◆ **Exercise aim**: Exactly reproduce all the records, keeping pictures out of the copy.
* Start Dataset excerpts *
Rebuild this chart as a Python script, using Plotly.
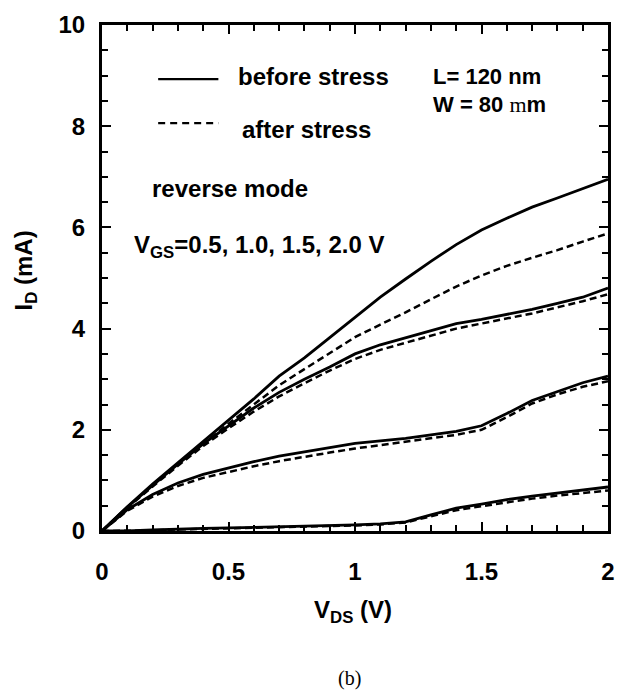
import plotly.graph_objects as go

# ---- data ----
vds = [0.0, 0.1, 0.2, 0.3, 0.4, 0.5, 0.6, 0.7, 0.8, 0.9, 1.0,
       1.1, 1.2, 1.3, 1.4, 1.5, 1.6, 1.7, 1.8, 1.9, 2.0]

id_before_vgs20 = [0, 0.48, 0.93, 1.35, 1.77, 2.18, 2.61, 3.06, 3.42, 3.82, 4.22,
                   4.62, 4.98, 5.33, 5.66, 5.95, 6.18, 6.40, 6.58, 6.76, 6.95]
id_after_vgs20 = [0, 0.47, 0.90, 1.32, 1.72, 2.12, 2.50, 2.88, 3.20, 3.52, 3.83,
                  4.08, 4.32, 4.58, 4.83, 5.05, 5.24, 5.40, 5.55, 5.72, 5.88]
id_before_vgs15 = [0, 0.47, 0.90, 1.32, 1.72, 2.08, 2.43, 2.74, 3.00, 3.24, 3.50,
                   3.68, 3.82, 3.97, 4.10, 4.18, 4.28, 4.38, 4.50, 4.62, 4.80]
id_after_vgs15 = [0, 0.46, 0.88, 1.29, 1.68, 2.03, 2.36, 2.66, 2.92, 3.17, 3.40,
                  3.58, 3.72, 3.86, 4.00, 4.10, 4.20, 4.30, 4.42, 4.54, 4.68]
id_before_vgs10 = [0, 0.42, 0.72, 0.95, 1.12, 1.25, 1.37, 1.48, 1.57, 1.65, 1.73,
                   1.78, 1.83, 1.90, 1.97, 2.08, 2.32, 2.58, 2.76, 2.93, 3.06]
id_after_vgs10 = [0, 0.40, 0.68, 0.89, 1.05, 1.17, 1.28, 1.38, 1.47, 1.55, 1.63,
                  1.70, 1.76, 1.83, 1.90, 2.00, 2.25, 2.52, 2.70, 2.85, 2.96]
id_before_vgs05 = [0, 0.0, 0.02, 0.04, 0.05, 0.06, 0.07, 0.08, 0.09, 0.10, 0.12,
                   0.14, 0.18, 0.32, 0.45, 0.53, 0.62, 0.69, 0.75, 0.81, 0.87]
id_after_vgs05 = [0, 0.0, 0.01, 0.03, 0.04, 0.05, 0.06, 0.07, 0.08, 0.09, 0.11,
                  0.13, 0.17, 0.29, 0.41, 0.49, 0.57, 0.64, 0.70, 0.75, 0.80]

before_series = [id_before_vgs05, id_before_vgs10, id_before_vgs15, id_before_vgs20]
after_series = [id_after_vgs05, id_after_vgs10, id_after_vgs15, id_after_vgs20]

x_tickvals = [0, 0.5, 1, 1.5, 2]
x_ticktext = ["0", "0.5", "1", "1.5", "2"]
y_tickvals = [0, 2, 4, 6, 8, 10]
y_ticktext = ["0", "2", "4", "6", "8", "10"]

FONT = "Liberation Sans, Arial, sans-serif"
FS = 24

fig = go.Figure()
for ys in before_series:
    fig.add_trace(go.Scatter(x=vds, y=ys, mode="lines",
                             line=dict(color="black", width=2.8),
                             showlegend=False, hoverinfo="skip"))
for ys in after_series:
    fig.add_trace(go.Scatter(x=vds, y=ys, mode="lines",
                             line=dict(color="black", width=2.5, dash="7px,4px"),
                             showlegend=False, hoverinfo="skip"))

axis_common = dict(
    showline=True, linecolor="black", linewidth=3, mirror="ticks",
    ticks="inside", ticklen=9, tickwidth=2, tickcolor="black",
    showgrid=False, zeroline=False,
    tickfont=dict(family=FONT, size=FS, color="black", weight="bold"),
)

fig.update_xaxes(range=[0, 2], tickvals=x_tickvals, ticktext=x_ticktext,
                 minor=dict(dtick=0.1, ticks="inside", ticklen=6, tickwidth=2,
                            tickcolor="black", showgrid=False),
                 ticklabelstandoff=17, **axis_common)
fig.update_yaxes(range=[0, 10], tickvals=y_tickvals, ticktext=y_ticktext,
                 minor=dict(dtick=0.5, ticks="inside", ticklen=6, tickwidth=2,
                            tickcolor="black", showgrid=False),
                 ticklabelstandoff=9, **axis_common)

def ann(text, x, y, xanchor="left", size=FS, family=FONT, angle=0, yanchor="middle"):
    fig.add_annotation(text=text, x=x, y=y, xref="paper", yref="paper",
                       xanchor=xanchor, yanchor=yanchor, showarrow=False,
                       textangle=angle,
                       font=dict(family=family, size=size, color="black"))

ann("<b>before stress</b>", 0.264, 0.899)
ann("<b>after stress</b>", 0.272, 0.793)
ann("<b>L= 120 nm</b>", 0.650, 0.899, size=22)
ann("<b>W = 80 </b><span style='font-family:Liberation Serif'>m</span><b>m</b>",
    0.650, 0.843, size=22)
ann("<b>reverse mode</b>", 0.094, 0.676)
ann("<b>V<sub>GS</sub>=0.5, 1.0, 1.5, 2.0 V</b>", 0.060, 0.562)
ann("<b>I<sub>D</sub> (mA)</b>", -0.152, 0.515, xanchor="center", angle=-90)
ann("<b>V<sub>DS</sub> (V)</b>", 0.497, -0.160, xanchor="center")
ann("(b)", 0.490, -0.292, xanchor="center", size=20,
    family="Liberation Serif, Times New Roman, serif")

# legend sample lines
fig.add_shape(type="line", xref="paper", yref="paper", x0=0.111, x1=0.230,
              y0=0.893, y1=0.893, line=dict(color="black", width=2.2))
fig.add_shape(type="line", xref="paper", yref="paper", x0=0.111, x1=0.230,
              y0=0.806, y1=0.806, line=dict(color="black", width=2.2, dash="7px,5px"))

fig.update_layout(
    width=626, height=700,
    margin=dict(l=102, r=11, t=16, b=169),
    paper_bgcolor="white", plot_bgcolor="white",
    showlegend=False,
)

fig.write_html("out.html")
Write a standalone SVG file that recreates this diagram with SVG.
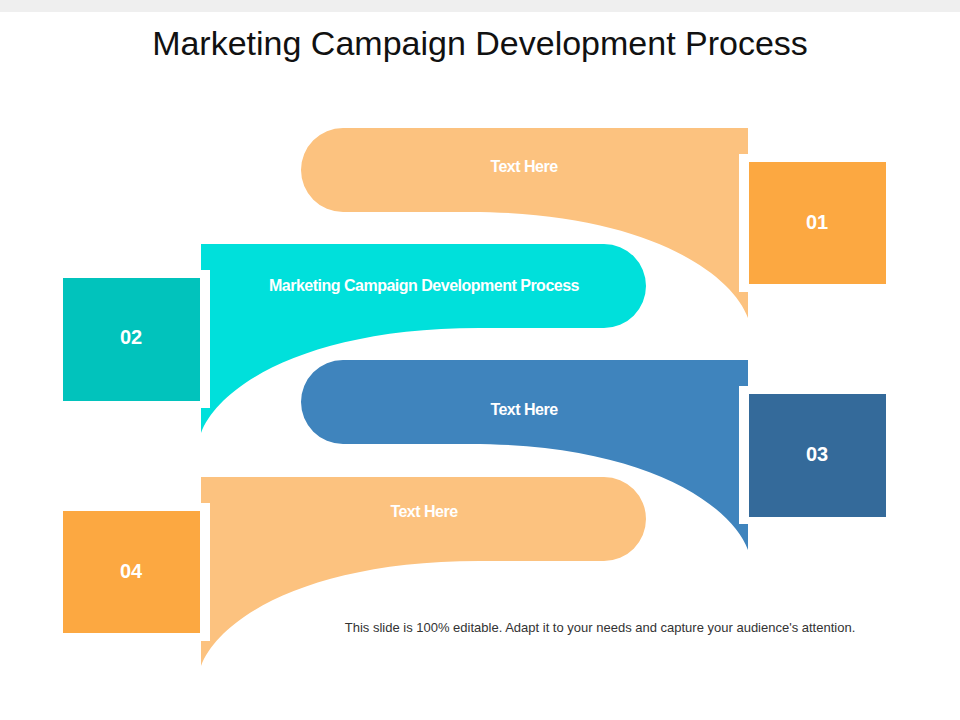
* End Dataset excerpts *
◆ **Final result**:
Rebuild this chart as a Python script, using Plotly.
import plotly.graph_objects as go

# ---- data ----
vds = [0.0, 0.1, 0.2, 0.3, 0.4, 0.5, 0.6, 0.7, 0.8, 0.9, 1.0,
       1.1, 1.2, 1.3, 1.4, 1.5, 1.6, 1.7, 1.8, 1.9, 2.0]

id_before_vgs20 = [0, 0.48, 0.93, 1.35, 1.77, 2.18, 2.61, 3.06, 3.42, 3.82, 4.22,
                   4.62, 4.98, 5.33, 5.66, 5.95, 6.18, 6.40, 6.58, 6.76, 6.95]
id_after_vgs20 = [0, 0.47, 0.90, 1.32, 1.72, 2.12, 2.50, 2.88, 3.20, 3.52, 3.83,
                  4.08, 4.32, 4.58, 4.83, 5.05, 5.24, 5.40, 5.55, 5.72, 5.88]
id_before_vgs15 = [0, 0.47, 0.90, 1.32, 1.72, 2.08, 2.43, 2.74, 3.00, 3.24, 3.50,
                   3.68, 3.82, 3.97, 4.10, 4.18, 4.28, 4.38, 4.50, 4.62, 4.80]
id_after_vgs15 = [0, 0.46, 0.88, 1.29, 1.68, 2.03, 2.36, 2.66, 2.92, 3.17, 3.40,
                  3.58, 3.72, 3.86, 4.00, 4.10, 4.20, 4.30, 4.42, 4.54, 4.68]
id_before_vgs10 = [0, 0.42, 0.72, 0.95, 1.12, 1.25, 1.37, 1.48, 1.57, 1.65, 1.73,
                   1.78, 1.83, 1.90, 1.97, 2.08, 2.32, 2.58, 2.76, 2.93, 3.06]
id_after_vgs10 = [0, 0.40, 0.68, 0.89, 1.05, 1.17, 1.28, 1.38, 1.47, 1.55, 1.63,
                  1.70, 1.76, 1.83, 1.90, 2.00, 2.25, 2.52, 2.70, 2.85, 2.96]
id_before_vgs05 = [0, 0.0, 0.02, 0.04, 0.05, 0.06, 0.07, 0.08, 0.09, 0.10, 0.12,
                   0.14, 0.18, 0.32, 0.45, 0.53, 0.62, 0.69, 0.75, 0.81, 0.87]
id_after_vgs05 = [0, 0.0, 0.01, 0.03, 0.04, 0.05, 0.06, 0.07, 0.08, 0.09, 0.11,
                  0.13, 0.17, 0.29, 0.41, 0.49, 0.57, 0.64, 0.70, 0.75, 0.80]

before_series = [id_before_vgs05, id_before_vgs10, id_before_vgs15, id_before_vgs20]
after_series = [id_after_vgs05, id_after_vgs10, id_after_vgs15, id_after_vgs20]

x_tickvals = [0, 0.5, 1, 1.5, 2]
x_ticktext = ["0", "0.5", "1", "1.5", "2"]
y_tickvals = [0, 2, 4, 6, 8, 10]
y_ticktext = ["0", "2", "4", "6", "8", "10"]

FONT = "Liberation Sans, Arial, sans-serif"
FS = 24

fig = go.Figure()
for ys in before_series:
    fig.add_trace(go.Scatter(x=vds, y=ys, mode="lines",
                             line=dict(color="black", width=2.8),
                             showlegend=False, hoverinfo="skip"))
for ys in after_series:
    fig.add_trace(go.Scatter(x=vds, y=ys, mode="lines",
                             line=dict(color="black", width=2.5, dash="7px,4px"),
                             showlegend=False, hoverinfo="skip"))

axis_common = dict(
    showline=True, linecolor="black", linewidth=3, mirror="ticks",
    ticks="inside", ticklen=9, tickwidth=2, tickcolor="black",
    showgrid=False, zeroline=False,
    tickfont=dict(family=FONT, size=FS, color="black", weight="bold"),
)

fig.update_xaxes(range=[0, 2], tickvals=x_tickvals, ticktext=x_ticktext,
                 minor=dict(dtick=0.1, ticks="inside", ticklen=6, tickwidth=2,
                            tickcolor="black", showgrid=False),
                 ticklabelstandoff=17, **axis_common)
fig.update_yaxes(range=[0, 10], tickvals=y_tickvals, ticktext=y_ticktext,
                 minor=dict(dtick=0.5, ticks="inside", ticklen=6, tickwidth=2,
                            tickcolor="black", showgrid=False),
                 ticklabelstandoff=9, **axis_common)

def ann(text, x, y, xanchor="left", size=FS, family=FONT, angle=0, yanchor="middle"):
    fig.add_annotation(text=text, x=x, y=y, xref="paper", yref="paper",
                       xanchor=xanchor, yanchor=yanchor, showarrow=False,
                       textangle=angle,
                       font=dict(family=family, size=size, color="black"))

ann("<b>before stress</b>", 0.264, 0.899)
ann("<b>after stress</b>", 0.272, 0.793)
ann("<b>L= 120 nm</b>", 0.650, 0.899, size=22)
ann("<b>W = 80 </b><span style='font-family:Liberation Serif'>m</span><b>m</b>",
    0.650, 0.843, size=22)
ann("<b>reverse mode</b>", 0.094, 0.676)
ann("<b>V<sub>GS</sub>=0.5, 1.0, 1.5, 2.0 V</b>", 0.060, 0.562)
ann("<b>I<sub>D</sub> (mA)</b>", -0.152, 0.515, xanchor="center", angle=-90)
ann("<b>V<sub>DS</sub> (V)</b>", 0.497, -0.160, xanchor="center")
ann("(b)", 0.490, -0.292, xanchor="center", size=20,
    family="Liberation Serif, Times New Roman, serif")

# legend sample lines
fig.add_shape(type="line", xref="paper", yref="paper", x0=0.111, x1=0.230,
              y0=0.893, y1=0.893, line=dict(color="black", width=2.2))
fig.add_shape(type="line", xref="paper", yref="paper", x0=0.111, x1=0.230,
              y0=0.806, y1=0.806, line=dict(color="black", width=2.2, dash="7px,5px"))

fig.update_layout(
    width=626, height=700,
    margin=dict(l=102, r=11, t=16, b=169),
    paper_bgcolor="white", plot_bgcolor="white",
    showlegend=False,
)

fig.write_html("out.html")
Write a standalone SVG file that recreates this diagram with SVG.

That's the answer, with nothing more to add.